Group Theory
A branch of mathematics that studies elements present in a group. A group is a algebraic structure, and a algebraic structure is a set of elements with a particular operation and some rules. I know you didnt quite get it, so lets dive deeper.
Important Properties
- Closure Property - For all a, b in set S, a * b is in S.
- Associative Property - (a * b) * c = a * (b * c)
- Identity Property - There exists an element e where a * e = e * a = a
- Inverse Property - For each element a, there exists -a where a * (-a) = (-a) * a = e
- Commutative Property - a * b = b * a.
Note that here * means any operator !!
What are Algebraic Structures ?
Algebraic structures defines a set of values and rules for combining them. There are many types, some common ones are -
1. Semigroup
If a set with respect to a binary operation * satisfies Closure and Associative property.
example → (E,x) : Multiplication on Even numbers.
2. Monoid
Properties of a Semigroup + Identity property.
example → (N,x) : Multiplication on Natural numbers.
3. Group
Properties of a Monoid + Inverse property.

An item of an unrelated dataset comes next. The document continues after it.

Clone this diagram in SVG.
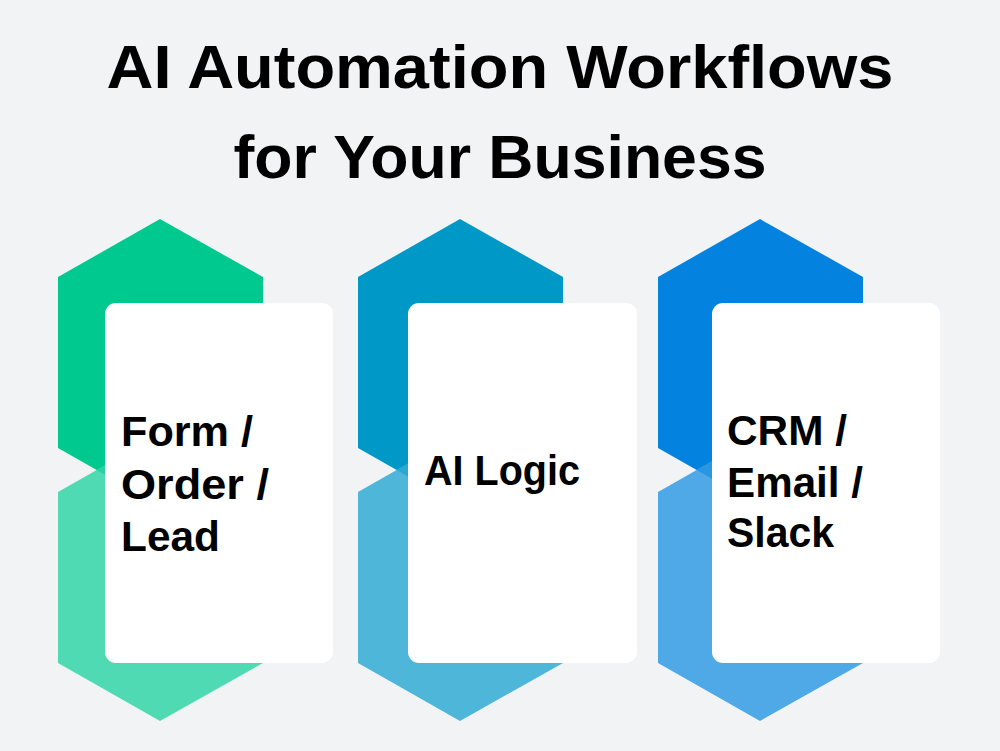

example → (Z,+) : Addition on Integral numbers.
4. Abelian Group
Properties of a Group + Commutative property.
example → (Z,+): Addition on Integers.
Practical Application
Algebraic structures are a theoretical concept but they provide practical pattern for solving real-world problems. The properties being followed by a algebraic structure allows use to shape programming model.
For example → Concatenation of Strings often follow properties of a Monoid
// Closure
"hello" + "world" = "helloworld" // Always results in a String
// Associative
("hello" + "world") + "!" = "hello" + ("world" + "!")
// Identity
"" + "hello" = "hello"
Conclusion
Group theory provides a robust mathematical framework for understanding and organizing computational structures. The properties (closure, associativity, identity, inverse) serve as guarantees for system behavior and are seen all around us.